The company is also rolling out a reference architecture tailored for service providers. By combining Cisco’s networking platforms with NVIDIA’s GPU stack, the design supports managed AI services that can be deployed across customer environments with greater consistency.
However, the move reflects a broader industry transition. AI inference is steadily migrating toward the edge, driven by the need for faster processing, reduced bandwidth costs, and improved data sovereignty. Centralized models alone no longer meet the demands of real-time systems. Cisco has concurrently upgraded its networking layer to support these evolving workloads. New high-speed switching capabilities and deeper integration within its Nexus platform aim to handle the data intensity associated with large-scale AI operations.
Furthermore, the company is addressing one of the most persistent barriers to AI adoption: system complexity. The Secure AI Factory architecture now reduces dependency on fragmented, multi-vendor integrations, enabling organizations to move from pilot programs to production environments with fewer operational bottlenecks.
NVIDIA Founder and CEO Jensen Huang says: “AI factories are transforming every industry, and security must be built into every layer from silicon to software to protect data, applications, and infrastructure.” He adds: “Together, NVIDIA and Cisco are building the secure foundation for AI infrastructure core to edge, so companies can scale intelligence with confidence.”
Security architecture evolves for autonomous AI systems
Security remains central to the expansion. Cisco has introduced extended firewall coverage and new control mechanisms designed to manage AI agents operating across distributed systems. These additions reflect rising concerns around autonomous systems that interact across multiple environments.
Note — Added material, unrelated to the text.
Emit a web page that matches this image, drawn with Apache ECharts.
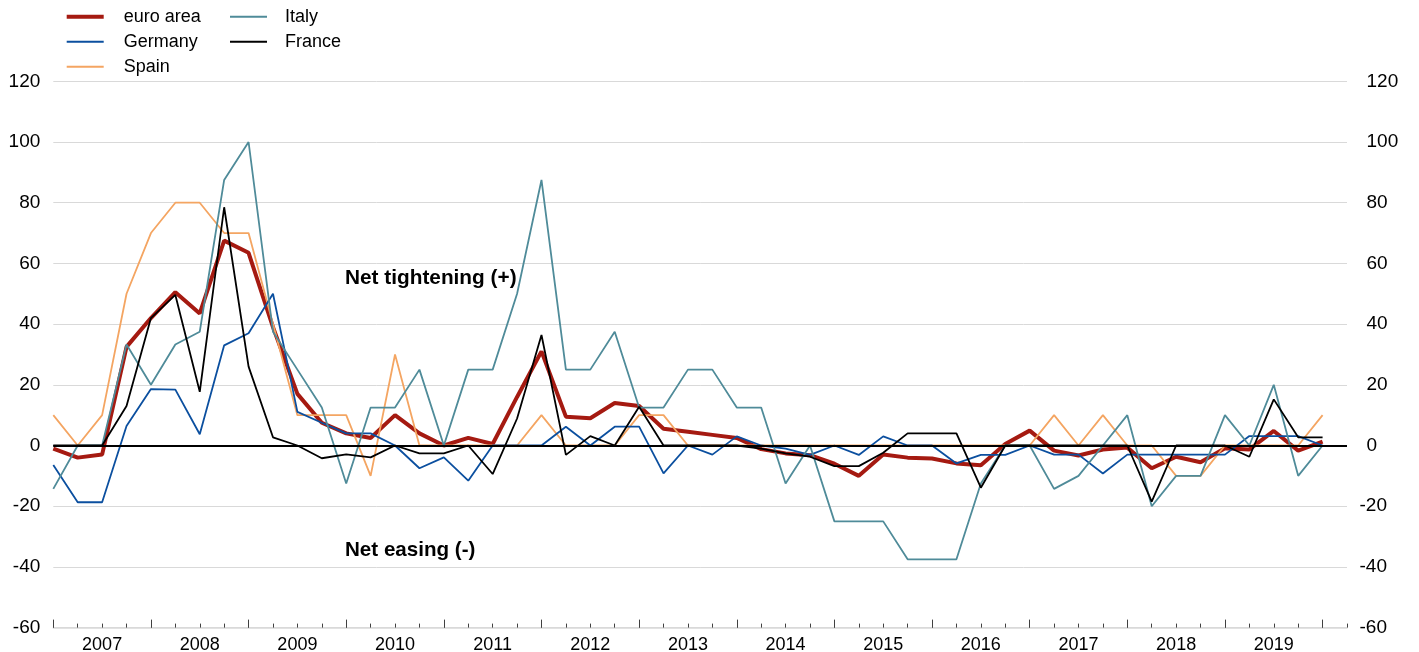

In addition, Cisco is integrating its AI Defense capabilities with NVIDIA platforms, enabling monitoring and validation of agent behavior within development and operational workflows. As enterprises deploy more autonomous AI agents, visibility and governance become critical components of infrastructure design.
The updates also respond to emerging risks tied to distributed AI architectures. As models operate across edge, core, and cloud environments, the attack surface expands, requiring coordinated security frameworks that extend beyond traditional perimeters. Ultimately, Cisco’s expanded Secure AI Factory signals a strategic pivot toward making AI infrastructure production-ready. The emphasis now lies on balancing performance, cost efficiency, and security across increasingly decentralized systems, where intelligence must operate continuously and reliably.